EXERCISE PROMPT>
Reproduce the material word for word; the images stay out.

MATERIAL PROVIDED>
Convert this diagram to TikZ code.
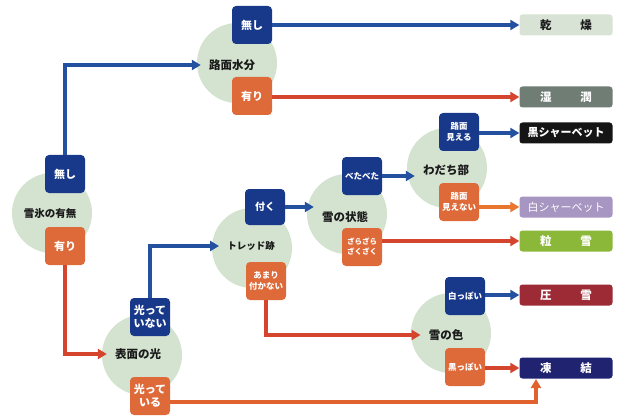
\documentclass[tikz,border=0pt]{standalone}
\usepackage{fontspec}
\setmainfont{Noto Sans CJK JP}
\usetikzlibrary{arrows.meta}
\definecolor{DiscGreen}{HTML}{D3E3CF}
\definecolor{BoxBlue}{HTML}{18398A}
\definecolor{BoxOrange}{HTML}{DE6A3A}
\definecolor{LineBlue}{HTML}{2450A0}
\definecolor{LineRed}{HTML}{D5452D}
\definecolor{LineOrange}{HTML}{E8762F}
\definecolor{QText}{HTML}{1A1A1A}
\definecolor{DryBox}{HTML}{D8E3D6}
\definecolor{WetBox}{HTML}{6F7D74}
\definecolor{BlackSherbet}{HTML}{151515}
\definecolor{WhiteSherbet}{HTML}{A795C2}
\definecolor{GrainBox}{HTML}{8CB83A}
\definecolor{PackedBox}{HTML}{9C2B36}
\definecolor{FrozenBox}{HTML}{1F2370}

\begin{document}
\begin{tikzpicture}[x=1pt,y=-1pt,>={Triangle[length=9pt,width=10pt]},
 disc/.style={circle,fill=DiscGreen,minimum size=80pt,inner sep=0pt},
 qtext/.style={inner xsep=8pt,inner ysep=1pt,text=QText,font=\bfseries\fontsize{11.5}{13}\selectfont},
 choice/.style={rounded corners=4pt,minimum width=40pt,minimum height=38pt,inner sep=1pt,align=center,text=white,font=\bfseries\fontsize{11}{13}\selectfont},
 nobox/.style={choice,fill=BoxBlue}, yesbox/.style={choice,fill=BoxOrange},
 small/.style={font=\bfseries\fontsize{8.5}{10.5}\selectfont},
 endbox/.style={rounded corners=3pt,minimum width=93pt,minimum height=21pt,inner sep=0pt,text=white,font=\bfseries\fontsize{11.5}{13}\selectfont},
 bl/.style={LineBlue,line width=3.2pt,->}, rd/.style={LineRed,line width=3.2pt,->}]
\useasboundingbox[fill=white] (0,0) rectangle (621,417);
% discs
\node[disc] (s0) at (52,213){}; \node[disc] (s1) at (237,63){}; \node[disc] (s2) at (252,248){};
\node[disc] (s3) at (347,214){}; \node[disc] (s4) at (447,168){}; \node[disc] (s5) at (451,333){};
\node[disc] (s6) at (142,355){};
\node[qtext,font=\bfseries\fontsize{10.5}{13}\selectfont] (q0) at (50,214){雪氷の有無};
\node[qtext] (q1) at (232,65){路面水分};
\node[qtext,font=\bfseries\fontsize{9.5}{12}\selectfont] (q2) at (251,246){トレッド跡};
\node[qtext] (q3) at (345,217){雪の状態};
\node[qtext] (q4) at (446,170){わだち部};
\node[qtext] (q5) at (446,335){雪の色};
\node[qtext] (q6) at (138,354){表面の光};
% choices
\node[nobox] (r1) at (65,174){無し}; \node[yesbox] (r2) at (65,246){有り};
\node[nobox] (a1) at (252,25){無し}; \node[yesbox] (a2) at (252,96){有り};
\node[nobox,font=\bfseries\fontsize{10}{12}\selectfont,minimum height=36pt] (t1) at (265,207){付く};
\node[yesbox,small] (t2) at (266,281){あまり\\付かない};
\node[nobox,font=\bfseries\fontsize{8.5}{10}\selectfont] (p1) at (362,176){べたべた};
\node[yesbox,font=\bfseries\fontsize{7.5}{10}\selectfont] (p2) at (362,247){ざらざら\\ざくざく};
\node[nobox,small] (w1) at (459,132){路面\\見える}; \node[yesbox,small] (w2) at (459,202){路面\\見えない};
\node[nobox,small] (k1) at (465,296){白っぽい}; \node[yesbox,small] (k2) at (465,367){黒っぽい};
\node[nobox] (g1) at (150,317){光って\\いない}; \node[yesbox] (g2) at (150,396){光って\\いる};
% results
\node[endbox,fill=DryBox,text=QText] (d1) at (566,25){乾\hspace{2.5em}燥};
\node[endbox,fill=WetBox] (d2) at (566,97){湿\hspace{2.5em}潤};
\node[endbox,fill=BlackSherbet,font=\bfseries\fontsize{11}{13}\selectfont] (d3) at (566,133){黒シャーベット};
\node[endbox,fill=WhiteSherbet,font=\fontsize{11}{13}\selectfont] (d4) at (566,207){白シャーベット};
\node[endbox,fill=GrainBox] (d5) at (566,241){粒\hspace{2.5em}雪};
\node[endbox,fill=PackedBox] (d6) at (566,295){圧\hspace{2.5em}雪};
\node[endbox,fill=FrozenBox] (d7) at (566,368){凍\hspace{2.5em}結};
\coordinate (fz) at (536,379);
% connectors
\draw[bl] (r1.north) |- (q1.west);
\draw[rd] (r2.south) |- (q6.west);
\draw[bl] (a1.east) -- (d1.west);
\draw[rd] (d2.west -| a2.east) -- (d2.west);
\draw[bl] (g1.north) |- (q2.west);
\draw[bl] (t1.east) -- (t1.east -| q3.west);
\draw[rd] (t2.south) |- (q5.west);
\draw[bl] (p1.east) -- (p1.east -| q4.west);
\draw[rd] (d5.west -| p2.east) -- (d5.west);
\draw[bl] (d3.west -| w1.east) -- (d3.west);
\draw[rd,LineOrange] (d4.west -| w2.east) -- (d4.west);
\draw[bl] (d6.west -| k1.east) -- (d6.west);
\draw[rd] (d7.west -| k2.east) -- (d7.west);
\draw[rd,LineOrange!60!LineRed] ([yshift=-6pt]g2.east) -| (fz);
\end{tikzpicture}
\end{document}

FULL SOLUTION>
Convert this diagram to TikZ code.
\documentclass[tikz,border=0pt]{standalone}
\usepackage{fontspec}
\setmainfont{Noto Sans CJK JP}
\usetikzlibrary{arrows.meta}
\definecolor{DiscGreen}{HTML}{D3E3CF}
\definecolor{BoxBlue}{HTML}{18398A}
\definecolor{BoxOrange}{HTML}{DE6A3A}
\definecolor{LineBlue}{HTML}{2450A0}
\definecolor{LineRed}{HTML}{D5452D}
\definecolor{LineOrange}{HTML}{E8762F}
\definecolor{QText}{HTML}{1A1A1A}
\definecolor{DryBox}{HTML}{D8E3D6}
\definecolor{WetBox}{HTML}{6F7D74}
\definecolor{BlackSherbet}{HTML}{151515}
\definecolor{WhiteSherbet}{HTML}{A795C2}
\definecolor{GrainBox}{HTML}{8CB83A}
\definecolor{PackedBox}{HTML}{9C2B36}
\definecolor{FrozenBox}{HTML}{1F2370}

\begin{document}
\begin{tikzpicture}[x=1pt,y=-1pt,>={Triangle[length=9pt,width=10pt]},
 disc/.style={circle,fill=DiscGreen,minimum size=80pt,inner sep=0pt},
 qtext/.style={inner xsep=8pt,inner ysep=1pt,text=QText,font=\bfseries\fontsize{11.5}{13}\selectfont},
 choice/.style={rounded corners=4pt,minimum width=40pt,minimum height=38pt,inner sep=1pt,align=center,text=white,font=\bfseries\fontsize{11}{13}\selectfont},
 nobox/.style={choice,fill=BoxBlue}, yesbox/.style={choice,fill=BoxOrange},
 small/.style={font=\bfseries\fontsize{8.5}{10.5}\selectfont},
 endbox/.style={rounded corners=3pt,minimum width=93pt,minimum height=21pt,inner sep=0pt,text=white,font=\bfseries\fontsize{11.5}{13}\selectfont},
 bl/.style={LineBlue,line width=3.2pt,->}, rd/.style={LineRed,line width=3.2pt,->}]
\useasboundingbox[fill=white] (0,0) rectangle (621,417);
% discs
\node[disc] (s0) at (52,213){}; \node[disc] (s1) at (237,63){}; \node[disc] (s2) at (252,248){};
\node[disc] (s3) at (347,214){}; \node[disc] (s4) at (447,168){}; \node[disc] (s5) at (451,333){};
\node[disc] (s6) at (142,355){};
\node[qtext,font=\bfseries\fontsize{10.5}{13}\selectfont] (q0) at (50,214){雪氷の有無};
\node[qtext] (q1) at (232,65){路面水分};
\node[qtext,font=\bfseries\fontsize{9.5}{12}\selectfont] (q2) at (251,246){トレッド跡};
\node[qtext] (q3) at (345,217){雪の状態};
\node[qtext] (q4) at (446,170){わだち部};
\node[qtext] (q5) at (446,335){雪の色};
\node[qtext] (q6) at (138,354){表面の光};
% choices
\node[nobox] (r1) at (65,174){無し}; \node[yesbox] (r2) at (65,246){有り};
\node[nobox] (a1) at (252,25){無し}; \node[yesbox] (a2) at (252,96){有り};
\node[nobox,font=\bfseries\fontsize{10}{12}\selectfont,minimum height=36pt] (t1) at (265,207){付く};
\node[yesbox,small] (t2) at (266,281){あまり\\付かない};
\node[nobox,font=\bfseries\fontsize{8.5}{10}\selectfont] (p1) at (362,176){べたべた};
\node[yesbox,font=\bfseries\fontsize{7.5}{10}\selectfont] (p2) at (362,247){ざらざら\\ざくざく};
\node[nobox,small] (w1) at (459,132){路面\\見える}; \node[yesbox,small] (w2) at (459,202){路面\\見えない};
\node[nobox,small] (k1) at (465,296){白っぽい}; \node[yesbox,small] (k2) at (465,367){黒っぽい};
\node[nobox] (g1) at (150,317){光って\\いない}; \node[yesbox] (g2) at (150,396){光って\\いる};
% results
\node[endbox,fill=DryBox,text=QText] (d1) at (566,25){乾\hspace{2.5em}燥};
\node[endbox,fill=WetBox] (d2) at (566,97){湿\hspace{2.5em}潤};
\node[endbox,fill=BlackSherbet,font=\bfseries\fontsize{11}{13}\selectfont] (d3) at (566,133){黒シャーベット};
\node[endbox,fill=WhiteSherbet,font=\fontsize{11}{13}\selectfont] (d4) at (566,207){白シャーベット};
\node[endbox,fill=GrainBox] (d5) at (566,241){粒\hspace{2.5em}雪};
\node[endbox,fill=PackedBox] (d6) at (566,295){圧\hspace{2.5em}雪};
\node[endbox,fill=FrozenBox] (d7) at (566,368){凍\hspace{2.5em}結};
\coordinate (fz) at (536,379);
% connectors
\draw[bl] (r1.north) |- (q1.west);
\draw[rd] (r2.south) |- (q6.west);
\draw[bl] (a1.east) -- (d1.west);
\draw[rd] (d2.west -| a2.east) -- (d2.west);
\draw[bl] (g1.north) |- (q2.west);
\draw[bl] (t1.east) -- (t1.east -| q3.west);
\draw[rd] (t2.south) |- (q5.west);
\draw[bl] (p1.east) -- (p1.east -| q4.west);
\draw[rd] (d5.west -| p2.east) -- (d5.west);
\draw[bl] (d3.west -| w1.east) -- (d3.west);
\draw[rd,LineOrange] (d4.west -| w2.east) -- (d4.west);
\draw[bl] (d6.west -| k1.east) -- (d6.west);
\draw[rd] (d7.west -| k2.east) -- (d7.west);
\draw[rd,LineOrange!60!LineRed] ([yshift=-6pt]g2.east) -| (fz);
\end{tikzpicture}
\end{document}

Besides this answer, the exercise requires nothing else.